D A N U B E
At the first meeting of the Danube Task Force in 1992, the Environmental Programme for the Danube River Basin launched a three-year work plan setting out short-term, strategic, environmental management and institutional development activities. Funded by the Global Environment Facility (GEF), the Danube Grants Programme was part of the Environmental Programme, aimed at enhancing the institutional capacity of local groups and NGOs working on Danube River-related issues.
By 1995, the programme had provided grants of up to ECU 4,000 per year for 96 individual projects. Public awareness was raised through campaigns, information and participatory actions. Accurate data was collected, analysed and used to develop alternative strategies. Threatened areas were saved by NGO management projects and the status of ecologically important areas was revealed.

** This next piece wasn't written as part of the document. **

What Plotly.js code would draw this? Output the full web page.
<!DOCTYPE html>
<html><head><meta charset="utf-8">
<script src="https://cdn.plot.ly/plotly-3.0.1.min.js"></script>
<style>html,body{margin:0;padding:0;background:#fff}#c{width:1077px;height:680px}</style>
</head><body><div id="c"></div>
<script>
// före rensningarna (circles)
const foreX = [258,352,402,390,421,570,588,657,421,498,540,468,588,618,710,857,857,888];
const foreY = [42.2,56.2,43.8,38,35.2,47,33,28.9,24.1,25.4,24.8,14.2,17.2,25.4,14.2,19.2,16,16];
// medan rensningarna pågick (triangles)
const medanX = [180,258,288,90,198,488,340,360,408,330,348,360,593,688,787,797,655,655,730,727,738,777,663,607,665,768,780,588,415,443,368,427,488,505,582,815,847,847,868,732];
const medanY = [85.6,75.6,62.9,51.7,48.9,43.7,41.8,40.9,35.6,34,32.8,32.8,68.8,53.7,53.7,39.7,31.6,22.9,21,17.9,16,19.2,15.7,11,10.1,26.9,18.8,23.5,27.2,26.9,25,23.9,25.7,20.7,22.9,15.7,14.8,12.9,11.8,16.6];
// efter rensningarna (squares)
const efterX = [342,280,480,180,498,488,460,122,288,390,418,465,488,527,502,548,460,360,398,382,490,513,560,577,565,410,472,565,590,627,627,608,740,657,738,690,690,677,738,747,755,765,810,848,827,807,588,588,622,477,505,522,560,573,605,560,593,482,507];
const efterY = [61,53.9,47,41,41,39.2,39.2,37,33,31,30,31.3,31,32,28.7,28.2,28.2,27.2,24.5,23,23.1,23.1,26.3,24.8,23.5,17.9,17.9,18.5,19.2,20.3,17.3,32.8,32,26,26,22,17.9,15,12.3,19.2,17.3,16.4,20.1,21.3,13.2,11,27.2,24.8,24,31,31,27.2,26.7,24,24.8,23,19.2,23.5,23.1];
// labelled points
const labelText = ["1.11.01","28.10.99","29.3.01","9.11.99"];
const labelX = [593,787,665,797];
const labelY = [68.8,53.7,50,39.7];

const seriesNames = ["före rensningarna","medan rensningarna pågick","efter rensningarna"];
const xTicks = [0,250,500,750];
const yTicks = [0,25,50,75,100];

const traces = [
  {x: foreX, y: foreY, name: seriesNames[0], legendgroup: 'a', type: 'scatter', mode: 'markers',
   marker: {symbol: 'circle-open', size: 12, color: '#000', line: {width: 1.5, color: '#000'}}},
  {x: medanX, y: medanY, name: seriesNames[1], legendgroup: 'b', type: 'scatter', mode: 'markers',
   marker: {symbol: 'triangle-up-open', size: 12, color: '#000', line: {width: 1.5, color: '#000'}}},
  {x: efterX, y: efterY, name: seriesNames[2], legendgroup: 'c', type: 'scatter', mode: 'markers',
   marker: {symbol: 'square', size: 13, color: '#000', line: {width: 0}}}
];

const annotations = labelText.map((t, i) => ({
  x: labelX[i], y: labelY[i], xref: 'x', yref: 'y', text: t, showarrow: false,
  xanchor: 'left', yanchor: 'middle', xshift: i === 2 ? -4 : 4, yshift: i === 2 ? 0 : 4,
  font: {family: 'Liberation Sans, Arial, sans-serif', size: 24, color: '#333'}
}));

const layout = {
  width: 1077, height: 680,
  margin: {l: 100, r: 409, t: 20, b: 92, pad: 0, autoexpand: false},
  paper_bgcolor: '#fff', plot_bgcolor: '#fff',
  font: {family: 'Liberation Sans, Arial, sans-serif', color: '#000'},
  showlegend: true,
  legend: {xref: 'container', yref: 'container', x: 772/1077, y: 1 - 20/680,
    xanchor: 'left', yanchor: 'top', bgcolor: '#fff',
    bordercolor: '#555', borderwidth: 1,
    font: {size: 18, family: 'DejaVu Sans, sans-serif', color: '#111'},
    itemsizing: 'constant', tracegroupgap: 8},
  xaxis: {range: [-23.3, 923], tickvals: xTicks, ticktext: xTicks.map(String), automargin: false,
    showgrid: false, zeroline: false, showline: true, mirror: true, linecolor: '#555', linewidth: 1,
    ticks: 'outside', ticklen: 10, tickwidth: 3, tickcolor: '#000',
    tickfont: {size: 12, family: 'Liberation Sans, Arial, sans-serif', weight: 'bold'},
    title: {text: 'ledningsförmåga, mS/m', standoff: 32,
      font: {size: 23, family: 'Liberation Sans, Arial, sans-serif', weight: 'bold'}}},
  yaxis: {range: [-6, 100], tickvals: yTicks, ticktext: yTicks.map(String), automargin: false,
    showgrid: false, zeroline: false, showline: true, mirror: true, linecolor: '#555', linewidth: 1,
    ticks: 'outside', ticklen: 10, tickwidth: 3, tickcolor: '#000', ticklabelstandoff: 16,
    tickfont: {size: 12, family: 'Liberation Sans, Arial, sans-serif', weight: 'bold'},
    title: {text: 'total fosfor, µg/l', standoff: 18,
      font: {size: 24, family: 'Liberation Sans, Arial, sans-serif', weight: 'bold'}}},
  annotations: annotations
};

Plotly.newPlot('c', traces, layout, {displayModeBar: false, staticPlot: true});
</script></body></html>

These activities highlighted the contribution that citizen associations can offer to solving Danube problems. Results clearly showed the success of NGOs and community groups in monitoring the environmental situation of the Danube, supplying information on its status to the general public and carrying out projects and research to manage parts of the basin's ecology. Bulgaria's Union for Nature Protection, for example, completed a project to monitor Danube fish diversity and Hungary's Green Action Society undertook to document illegal polluters. There were many others.
NGOs generated valuable, independent data to inform the public and press for changes to policy - an activity which should be included in any action plan for continuing and improving the sharing of water quality data.

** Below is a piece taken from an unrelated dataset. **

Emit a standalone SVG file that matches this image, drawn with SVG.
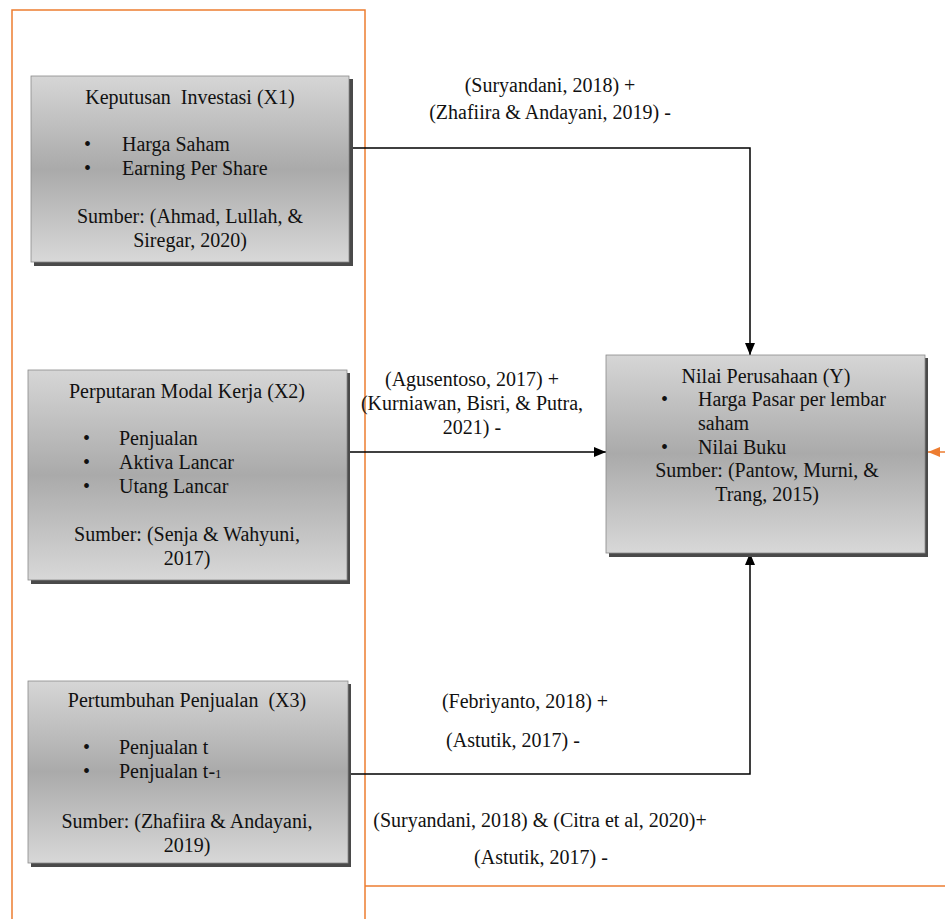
<svg xmlns="http://www.w3.org/2000/svg" width="945" height="919" viewBox="0 0 945 919">
<defs>
<linearGradient id="g" x1="0" y1="0" x2="0" y2="1">
<stop offset="0" stop-color="#d6d6d6"/>
<stop offset="0.5" stop-color="#aaaaaa"/>
<stop offset="1" stop-color="#d8d8d8"/>
</linearGradient>
<marker id="ab" viewBox="0 0 12 10" refX="12" refY="5" markerWidth="12" markerHeight="10" markerUnits="userSpaceOnUse" orient="auto">
<path d="M0,0 L12,5 L0,10 z" fill="#000"/>
</marker>
<marker id="ao" viewBox="0 0 12 10" refX="12" refY="5" markerWidth="12" markerHeight="10" markerUnits="userSpaceOnUse" orient="auto">
<path d="M0,0 L12,5 L0,10 z" fill="#ED7D31"/>
</marker>
</defs>
<style>
text{font-family:"Liberation Serif","Times New Roman",serif;font-size:20px;fill:#111}
.c{text-anchor:middle}
.box{fill:url(#g);stroke:#8a8a8a;stroke-width:0.8}
.sh{fill:#4a4a4a}
.ln{fill:none;stroke:#000;stroke-width:1.5}
.or{fill:none;stroke:#ED7D31;stroke-width:1.5}
</style>
<rect width="945" height="919" fill="#fff"/>
<g id="frame">
<path class="or" d="M12,919 L12,10 L365,10 L365,919"/>
<path class="or" d="M365,886 L945,886"/>
</g>
<g id="connectors">
<path class="ln" d="M349,148 L750,148 L750,355" marker-end="url(#ab)"/>
<path class="ln" d="M347,452 L606,452" marker-end="url(#ab)"/>
<path class="ln" d="M348,774 L750,774 L750,553" marker-end="url(#ab)"/>
<path class="or" d="M945,452 L928,452" marker-end="url(#ao)"/>
</g>
<g id="x1">
<rect class="sh" x="34" y="79" width="319" height="187"/>
<rect class="box" x="31" y="76" width="318" height="186"/>
<text class="c" x="190" y="104" xml:space="preserve">Keputusan  Investasi (X1)</text>
<text x="84" y="151">•</text><text x="122" y="151">Harga Saham</text>
<text x="84" y="175">•</text><text x="122" y="175">Earning Per Share</text>
<text class="c" x="190" y="223">Sumber: (Ahmad, Lullah, &amp;</text>
<text class="c" x="190" y="247">Siregar, 2020)</text>
</g>
<g id="x2">
<rect class="sh" x="31" y="373" width="319" height="211"/>
<rect class="box" x="28" y="370" width="319" height="210"/>
<text class="c" x="187" y="398">Perputaran Modal Kerja (X2)</text>
<text x="83" y="445">•</text><text x="119" y="445">Penjualan</text>
<text x="83" y="469">•</text><text x="119" y="469">Aktiva Lancar</text>
<text x="83" y="493">•</text><text x="119" y="493">Utang Lancar</text>
<text class="c" x="187" y="541">Sumber: (Senja &amp; Wahyuni,</text>
<text class="c" x="187" y="565">2017)</text>
</g>
<g id="x3">
<rect class="sh" x="31" y="684" width="320" height="183"/>
<rect class="box" x="28" y="681" width="320" height="182"/>
<text class="c" x="187" y="707" xml:space="preserve">Pertumbuhan Penjualan  (X3)</text>
<text x="83" y="754">•</text><text x="119" y="754">Penjualan  t</text>
<text x="83" y="778">•</text><text x="119" y="778">Penjualan  t-<tspan font-size="13">1</tspan></text>
<text class="c" x="187" y="828">Sumber: (Zhafiira &amp; Andayani,</text>
<text class="c" x="187" y="852">2019)</text>
</g>
<g id="y">
<rect class="sh" x="609" y="358" width="319" height="199"/>
<rect class="box" x="606" y="355" width="319" height="198"/>
<text class="c" x="766" y="383">Nilai Perusahaan (Y)</text>
<text x="661" y="406">•</text><text x="698" y="406">Harga Pasar per lembar</text>
<text x="698" y="430">saham</text>
<text x="661" y="454">•</text><text x="698" y="454">Nilai Buku</text>
<text class="c" x="767" y="477">Sumber: (Pantow, Murni, &amp;</text>
<text class="c" x="767" y="501">Trang, 2015)</text>
</g>
<g id="labels">
<text class="c" x="550" y="92">(Suryandani, 2018) +</text>
<text class="c" x="550" y="119">(Zhafiira &amp; Andayani, 2019) -</text>
<text class="c" x="472" y="386">(Agusentoso, 2017) +</text>
<text class="c" x="472" y="410">(Kurniawan, Bisri, &amp; Putra,</text>
<text class="c" x="472" y="434">2021) -</text>
<text class="c" x="525" y="708">(Febriyanto, 2018) +</text>
<text class="c" x="513" y="747">(Astutik, 2017) -</text>
<text class="c" x="540" y="827">(Suryandani, 2018) &amp; (Citra et al, 2020)+</text>
<text class="c" x="541" y="864">(Astutik, 2017) -</text>
</g>
</svg>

The REC's manual on public participation summarises areas where information resources are a precondition for public participation. It states that we should "ensure that environmental databases are compatible with access to information rules" and that "NGOs collect and publicise data themselves, with the help of universities, students and specialists."
The United Nations Economic Commission for Europe is currently preparing, in accordance with the Ministerial Declaration in Sofia in 1995, a Convention on Access to Environmental Information and Public Participation in Environmental Decision-Making. The Convention will be ready for the next "Environment for Europe" Conference in Aarhus in June and it will apply to a right to information on water quality.
It is obvious that the involvement of NGOs and the general public in the sharing of data is not a luxury but a basic right. NGOs can help governments to improve the environmental situation of the Danube - provided they are given a fair place on the stage.